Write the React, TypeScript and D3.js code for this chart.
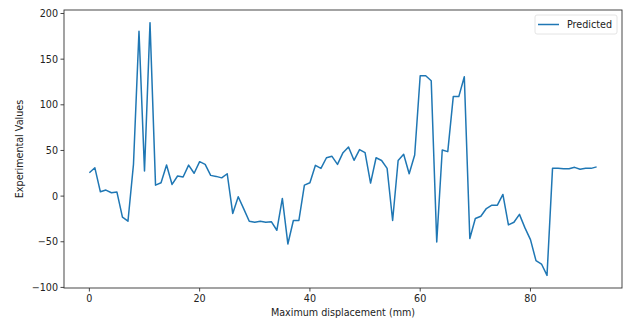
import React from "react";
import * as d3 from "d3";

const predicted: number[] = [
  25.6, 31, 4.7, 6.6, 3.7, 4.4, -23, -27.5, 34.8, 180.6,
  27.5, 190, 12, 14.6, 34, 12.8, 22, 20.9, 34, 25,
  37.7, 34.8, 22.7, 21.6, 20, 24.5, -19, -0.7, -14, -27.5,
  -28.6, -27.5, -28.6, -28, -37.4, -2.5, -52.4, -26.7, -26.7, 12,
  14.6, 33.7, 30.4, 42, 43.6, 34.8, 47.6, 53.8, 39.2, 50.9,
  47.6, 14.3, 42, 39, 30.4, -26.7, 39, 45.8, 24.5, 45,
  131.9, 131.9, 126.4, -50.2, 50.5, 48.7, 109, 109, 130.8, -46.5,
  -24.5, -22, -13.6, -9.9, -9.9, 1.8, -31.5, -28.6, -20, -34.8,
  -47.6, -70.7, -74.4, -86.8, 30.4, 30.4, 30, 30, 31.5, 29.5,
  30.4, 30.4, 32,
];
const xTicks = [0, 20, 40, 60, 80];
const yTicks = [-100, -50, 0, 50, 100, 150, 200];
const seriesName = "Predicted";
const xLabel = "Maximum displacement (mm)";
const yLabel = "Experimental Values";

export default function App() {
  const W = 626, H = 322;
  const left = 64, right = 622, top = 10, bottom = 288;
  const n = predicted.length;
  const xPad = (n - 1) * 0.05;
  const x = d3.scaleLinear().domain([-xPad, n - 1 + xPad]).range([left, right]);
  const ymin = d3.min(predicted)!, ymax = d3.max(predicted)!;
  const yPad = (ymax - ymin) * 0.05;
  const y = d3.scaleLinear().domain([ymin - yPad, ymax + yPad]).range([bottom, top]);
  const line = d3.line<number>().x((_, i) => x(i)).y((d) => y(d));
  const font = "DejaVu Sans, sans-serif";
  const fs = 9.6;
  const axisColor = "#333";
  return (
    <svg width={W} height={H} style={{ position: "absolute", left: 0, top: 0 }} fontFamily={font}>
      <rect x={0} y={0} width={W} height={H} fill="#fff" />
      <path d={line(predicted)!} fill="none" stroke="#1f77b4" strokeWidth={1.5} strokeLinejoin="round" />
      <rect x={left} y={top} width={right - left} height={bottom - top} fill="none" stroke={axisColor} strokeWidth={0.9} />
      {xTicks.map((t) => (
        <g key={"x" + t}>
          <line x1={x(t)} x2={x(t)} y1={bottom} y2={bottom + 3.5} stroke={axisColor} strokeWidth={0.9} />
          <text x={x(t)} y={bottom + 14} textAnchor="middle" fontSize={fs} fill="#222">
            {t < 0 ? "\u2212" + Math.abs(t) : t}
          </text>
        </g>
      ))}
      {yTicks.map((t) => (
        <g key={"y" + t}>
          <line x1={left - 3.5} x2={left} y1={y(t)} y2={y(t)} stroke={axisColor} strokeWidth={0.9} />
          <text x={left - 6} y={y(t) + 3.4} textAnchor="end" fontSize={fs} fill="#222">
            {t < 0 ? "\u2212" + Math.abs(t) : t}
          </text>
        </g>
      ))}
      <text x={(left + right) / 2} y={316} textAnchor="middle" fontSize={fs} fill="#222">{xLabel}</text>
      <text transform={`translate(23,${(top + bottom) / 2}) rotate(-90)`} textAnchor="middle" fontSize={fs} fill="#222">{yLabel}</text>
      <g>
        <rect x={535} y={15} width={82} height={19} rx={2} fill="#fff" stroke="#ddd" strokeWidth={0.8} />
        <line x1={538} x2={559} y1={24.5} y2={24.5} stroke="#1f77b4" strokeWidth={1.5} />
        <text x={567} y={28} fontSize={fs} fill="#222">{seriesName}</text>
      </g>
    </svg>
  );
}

== Description of the task ==
In the data above, please extract the lines from the first one through the line with "import * as", exactly, and keep pictures out.

== Result for this task ==
Write the React, TypeScript and D3.js code for this chart.
import React from "react";
import * as d3 from "d3";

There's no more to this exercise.